REQUIRED TASK =
Leave the pictures out and retype the lines from the beginning through the line with "model_series = [model_89, model_83, model_78, model_72]", both ends included.

RECORDED DATA =
______

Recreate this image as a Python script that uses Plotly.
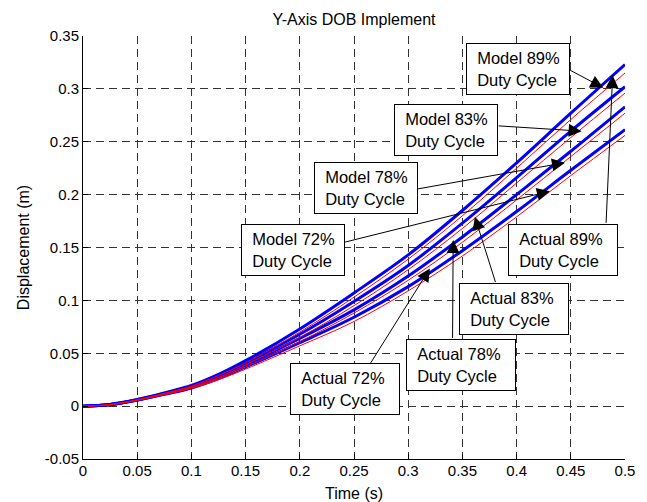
import plotly.graph_objects as go

# ---- data ----
t = [0.0, 0.025, 0.05, 0.075, 0.1, 0.125, 0.15, 0.2, 0.25, 0.3, 0.35, 0.4, 0.45, 0.5]

actual_89 = [0, 0.0016, 0.0062, 0.0125, 0.0195, 0.030, 0.043, 0.073, 0.107, 0.143, 0.185, 0.230, 0.277, 0.323]
actual_83 = [0, 0.0015, 0.0060, 0.0120, 0.0187, 0.028, 0.041, 0.068, 0.099, 0.133, 0.173, 0.216, 0.260, 0.302]
actual_78 = [0, 0.0015, 0.0058, 0.0116, 0.0180, 0.027, 0.039, 0.064, 0.091, 0.123, 0.160, 0.200, 0.241, 0.283]
actual_72 = [0, 0.0014, 0.0056, 0.0112, 0.0172, 0.026, 0.037, 0.060, 0.084, 0.113, 0.147, 0.184, 0.223, 0.2615]

model_89 = [0, 0.0015, 0.0060, 0.0121, 0.0190, 0.029, 0.041, 0.070, 0.103, 0.139, 0.180, 0.225, 0.271, 0.315]
model_83 = [0, 0.0014, 0.0058, 0.0117, 0.0182, 0.027, 0.039, 0.065, 0.095, 0.129, 0.168, 0.211, 0.254, 0.296]
model_78 = [0, 0.0014, 0.0056, 0.0113, 0.0175, 0.026, 0.037, 0.061, 0.088, 0.119, 0.155, 0.195, 0.236, 0.277]
model_72 = [0, 0.0013, 0.0054, 0.0109, 0.0167, 0.025, 0.035, 0.057, 0.080, 0.109, 0.142, 0.179, 0.218, 0.256]

actual_series = [actual_89, actual_83, actual_78, actual_72]
model_series = [model_89, model_83, model_78, model_72]

x_ticks = [0, 0.05, 0.1, 0.15, 0.2, 0.25, 0.3, 0.35, 0.4, 0.45, 0.5]
x_labels = ["0", "0.05", "0.1", "0.15", "0.2", "0.25", "0.3", "0.35", "0.4", "0.45", "0.5"]
y_ticks = [-0.05, 0, 0.05, 0.1, 0.15, 0.2, 0.25, 0.3, 0.35]
y_labels = ["-0.05", "0", "0.05", "0.1", "0.15", "0.2", "0.25", "0.3", "0.35"]

# annotation labels: (text, box centre x, box centre y, arrow tail x, tail y, head x, head y)
labels = [
    ("Model 89%<br>Duty Cycle", 0.4012, 0.3187, 0.448, 0.3184, 0.480, 0.3010),
    ("Model 83%<br>Duty Cycle", 0.3350, 0.2613, 0.3821, 0.2651, 0.460, 0.2600),
    ("Model 78%<br>Duty Cycle", 0.2607, 0.2061, 0.3077, 0.2052, 0.4446, 0.2302),
    ("Model 72%<br>Duty Cycle", 0.1933, 0.1480, 0.2405, 0.1548, 0.4307, 0.2033),
    ("Actual 89%<br>Duty Cycle", 0.4428, 0.1478, 0.4825, 0.1719, 0.4886, 0.3130),
    ("Actual 83%<br>Duty Cycle", 0.3978, 0.0920, 0.3809, 0.1160, 0.3615, 0.1790),
    ("Actual 78%<br>Duty Cycle", 0.3484, 0.0391, 0.3409, 0.0631, 0.3415, 0.1570),
    ("Actual 72%<br>Duty Cycle", 0.2413, 0.0158, 0.2645, 0.0394, 0.3200, 0.1302),
]

FONT = "Liberation Sans, Arial, Helvetica, sans-serif"

fig = go.Figure()
for a in actual_series:
    fig.add_trace(go.Scatter(x=t, y=a, mode="lines", line=dict(color="#0000ff", width=3, shape="spline"),
                             showlegend=False, hoverinfo="skip"))
for m in model_series:
    fig.add_trace(go.Scatter(x=t, y=m, mode="lines", line=dict(color="#ff0000", width=1, shape="spline"),
                             showlegend=False, hoverinfo="skip"))

annotations = []
for text, bx, by, tx, ty, hx, hy in labels:
    annotations.append(dict(x=hx, y=hy, xref="x", yref="y", ax=tx, ay=ty, axref="x", ayref="y",
                            text="", showarrow=True, arrowhead=2, arrowsize=2.6, arrowwidth=1,
                            arrowcolor="black", standoff=0, startstandoff=0))
for text, bx, by, tx, ty, hx, hy in labels:
    w = 100 if text.startswith("Model") else 106
    padded = "&nbsp;&nbsp;" + text.replace("<br>", "<br>&nbsp;&nbsp;")
    annotations.append(dict(x=bx, y=by, xref="x", yref="y", text=padded, showarrow=False,
                            align="left", width=w, height=48, bgcolor="white",
                            bordercolor="black", borderwidth=1, borderpad=1,
                            font=dict(family=FONT, size=16.5, color="black")))

fig.update_layout(
    width=647, height=502,
    margin=dict(l=83, r=22, t=36, b=43),
    paper_bgcolor="white", plot_bgcolor="white",
    font=dict(family=FONT, size=15, color="black"),
    title=dict(text="Y-Axis DOB Implement", x=0.5, xref="paper", xanchor="center",
               y=1 - 19 / 502, yref="container", yanchor="middle",
               font=dict(family=FONT, size=16, color="black")),
    annotations=annotations,
    showlegend=False,
)
fig.update_xaxes(range=[0, 0.5], tickvals=x_ticks, ticktext=x_labels, automargin=False,
                 showgrid=True, gridcolor="#333333", griddash="8px,5px", gridwidth=1,
                 zeroline=False, showline=True, linecolor="black", linewidth=1,
                 ticks="inside", ticklen=5, tickcolor="black", ticklabelstandoff=-2,
                 title=dict(text="Time (s)", font=dict(size=16)))
fig.update_yaxes(range=[-0.05, 0.35], tickvals=y_ticks, ticktext=y_labels, automargin=True,
                 showgrid=True, gridcolor="#333333", griddash="8px,5px", gridwidth=1,
                 zeroline=False, showline=True, linecolor="black", linewidth=1,
                 ticks="inside", ticklen=5, tickcolor="black",
                 title=dict(text="Displacement (m)", standoff=11, font=dict(size=16)))

fig.write_html("out.html")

______

PROBLEM SOLUTION =
Recreate this image as a Python script that uses Plotly.
import plotly.graph_objects as go

# ---- data ----
t = [0.0, 0.025, 0.05, 0.075, 0.1, 0.125, 0.15, 0.2, 0.25, 0.3, 0.35, 0.4, 0.45, 0.5]

actual_89 = [0, 0.0016, 0.0062, 0.0125, 0.0195, 0.030, 0.043, 0.073, 0.107, 0.143, 0.185, 0.230, 0.277, 0.323]
actual_83 = [0, 0.0015, 0.0060, 0.0120, 0.0187, 0.028, 0.041, 0.068, 0.099, 0.133, 0.173, 0.216, 0.260, 0.302]
actual_78 = [0, 0.0015, 0.0058, 0.0116, 0.0180, 0.027, 0.039, 0.064, 0.091, 0.123, 0.160, 0.200, 0.241, 0.283]
actual_72 = [0, 0.0014, 0.0056, 0.0112, 0.0172, 0.026, 0.037, 0.060, 0.084, 0.113, 0.147, 0.184, 0.223, 0.2615]

model_89 = [0, 0.0015, 0.0060, 0.0121, 0.0190, 0.029, 0.041, 0.070, 0.103, 0.139, 0.180, 0.225, 0.271, 0.315]
model_83 = [0, 0.0014, 0.0058, 0.0117, 0.0182, 0.027, 0.039, 0.065, 0.095, 0.129, 0.168, 0.211, 0.254, 0.296]
model_78 = [0, 0.0014, 0.0056, 0.0113, 0.0175, 0.026, 0.037, 0.061, 0.088, 0.119, 0.155, 0.195, 0.236, 0.277]
model_72 = [0, 0.0013, 0.0054, 0.0109, 0.0167, 0.025, 0.035, 0.057, 0.080, 0.109, 0.142, 0.179, 0.218, 0.256]

actual_series = [actual_89, actual_83, actual_78, actual_72]
model_series = [model_89, model_83, model_78, model_72]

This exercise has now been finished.